* **EXERCISE DIRECTIONS**
Set down all of the data that follows word for word, without the images.

## begin

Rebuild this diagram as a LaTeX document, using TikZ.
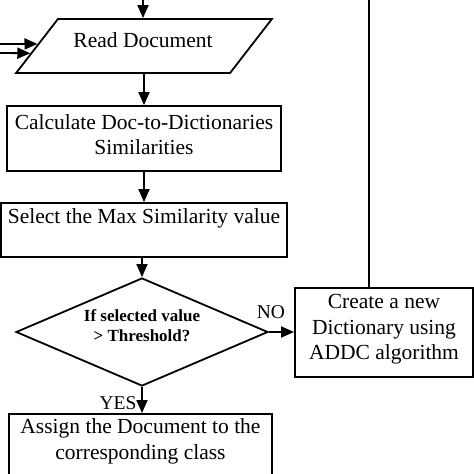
\documentclass[tikz,border=0pt]{standalone}
\usepackage{fontspec}
\setmainfont{Liberation Serif}
\usetikzlibrary{shapes.geometric,arrows.meta,calc}
\begin{document}
\begin{tikzpicture}[x=1pt,y=-1pt, line width=1.8pt,
  box/.style={draw, rectangle, inner sep=0pt},
  txt/.style={inner sep=0pt, align=center, font=\fontsize{21.5}{25.5}\selectfont},
  arr/.style={-{Triangle[length=13pt,width=11pt]}},
  lbl/.style={inner sep=0pt, font=\fontsize{19.5}{22}\selectfont}]
\clip (0,0) rectangle (474,474);
% nodes
\node[draw, trapezium, trapezium left angle=75.5, trapezium right angle=104.5,
      trapezium stretches, minimum width=256pt, minimum height=54pt, inner sep=2pt] (rd) at (144,46) {\phantom{X}};
\node[txt] (rdt) at (143,40) {Read Document};
\node[box, minimum width=274pt, minimum height=65pt] (cd) at (144,138.5) {};
\node[txt] (cdt) at (144,134.5) {Calculate Doc-to-Dictionaries\\Similarities};
\node[box, minimum width=286pt, minimum height=54pt] (sm) at (144,230) {};
\node[txt, anchor=base] (smt) at (144,223) {Select the Max Similarity value};
\node[draw, diamond, minimum width=252pt, minimum height=108pt, inner sep=2pt] (dm) at (142,332) {\phantom{X}};
\node[inner sep=0pt, align=center, font=\bfseries\fontsize{17}{19.5}\selectfont] (dmt) at (142,325.5) {If selected value\\> Threshold?};
\node[box, minimum width=178pt, minimum height=89pt] (cr) at (384,332.5) {};
\node[txt] (crt) at (384,329.5) {Create a new\\Dictionary using\\ADDC algorithm};
\node[box, minimum width=263pt, minimum height=100pt, anchor=north] (as) at (140.5,413) {};
\node[txt] (ast) at (140.5,441.5) {Assign the Document to the\\corresponding class};
\node[lbl] (no) at (271,312) {NO};
\node[lbl] (yes) at (118,403) {YES};
% free ends
\coordinate (top1) at (143,0);
\coordinate (top2) at (369,0);
\coordinate (in1) at (0,44);
\coordinate (in2) at (0,53);
% connectors
\draw[arr] (top1) -- (top1 |- rd.north);
\draw[arr] (in1) -- ($(rd.bottom left corner)!0.537!(rd.top left corner)$);
\draw[arr] (in2) -- ($(rd.bottom left corner)!0.37!(rd.top left corner)$);
\draw[arr] (rd.south) -- (cd.north);
\draw[arr] (cd.south) -- (sm.north);
\draw[arr] (sm.south -| dm.north) -- (dm.north);
\draw[arr] (dm.east) -- (dm.east -| cr.west);
\draw[arr] (dm.south) -- (dm.south |- as.north);
\draw (top2) -- (top2 |- cr.north);
\end{tikzpicture}
\end{document}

## end

* **CORRECT RESPONSE**
Rebuild this diagram as a LaTeX document, using TikZ.
\documentclass[tikz,border=0pt]{standalone}
\usepackage{fontspec}
\setmainfont{Liberation Serif}
\usetikzlibrary{shapes.geometric,arrows.meta,calc}
\begin{document}
\begin{tikzpicture}[x=1pt,y=-1pt, line width=1.8pt,
  box/.style={draw, rectangle, inner sep=0pt},
  txt/.style={inner sep=0pt, align=center, font=\fontsize{21.5}{25.5}\selectfont},
  arr/.style={-{Triangle[length=13pt,width=11pt]}},
  lbl/.style={inner sep=0pt, font=\fontsize{19.5}{22}\selectfont}]
\clip (0,0) rectangle (474,474);
% nodes
\node[draw, trapezium, trapezium left angle=75.5, trapezium right angle=104.5,
      trapezium stretches, minimum width=256pt, minimum height=54pt, inner sep=2pt] (rd) at (144,46) {\phantom{X}};
\node[txt] (rdt) at (143,40) {Read Document};
\node[box, minimum width=274pt, minimum height=65pt] (cd) at (144,138.5) {};
\node[txt] (cdt) at (144,134.5) {Calculate Doc-to-Dictionaries\\Similarities};
\node[box, minimum width=286pt, minimum height=54pt] (sm) at (144,230) {};
\node[txt, anchor=base] (smt) at (144,223) {Select the Max Similarity value};
\node[draw, diamond, minimum width=252pt, minimum height=108pt, inner sep=2pt] (dm) at (142,332) {\phantom{X}};
\node[inner sep=0pt, align=center, font=\bfseries\fontsize{17}{19.5}\selectfont] (dmt) at (142,325.5) {If selected value\\> Threshold?};
\node[box, minimum width=178pt, minimum height=89pt] (cr) at (384,332.5) {};
\node[txt] (crt) at (384,329.5) {Create a new\\Dictionary using\\ADDC algorithm};
\node[box, minimum width=263pt, minimum height=100pt, anchor=north] (as) at (140.5,413) {};
\node[txt] (ast) at (140.5,441.5) {Assign the Document to the\\corresponding class};
\node[lbl] (no) at (271,312) {NO};
\node[lbl] (yes) at (118,403) {YES};
% free ends
\coordinate (top1) at (143,0);
\coordinate (top2) at (369,0);
\coordinate (in1) at (0,44);
\coordinate (in2) at (0,53);
% connectors
\draw[arr] (top1) -- (top1 |- rd.north);
\draw[arr] (in1) -- ($(rd.bottom left corner)!0.537!(rd.top left corner)$);
\draw[arr] (in2) -- ($(rd.bottom left corner)!0.37!(rd.top left corner)$);
\draw[arr] (rd.south) -- (cd.north);
\draw[arr] (cd.south) -- (sm.north);
\draw[arr] (sm.south -| dm.north) -- (dm.north);
\draw[arr] (dm.east) -- (dm.east -| cr.west);
\draw[arr] (dm.south) -- (dm.south |- as.north);
\draw (top2) -- (top2 |- cr.north);
\end{tikzpicture}
\end{document}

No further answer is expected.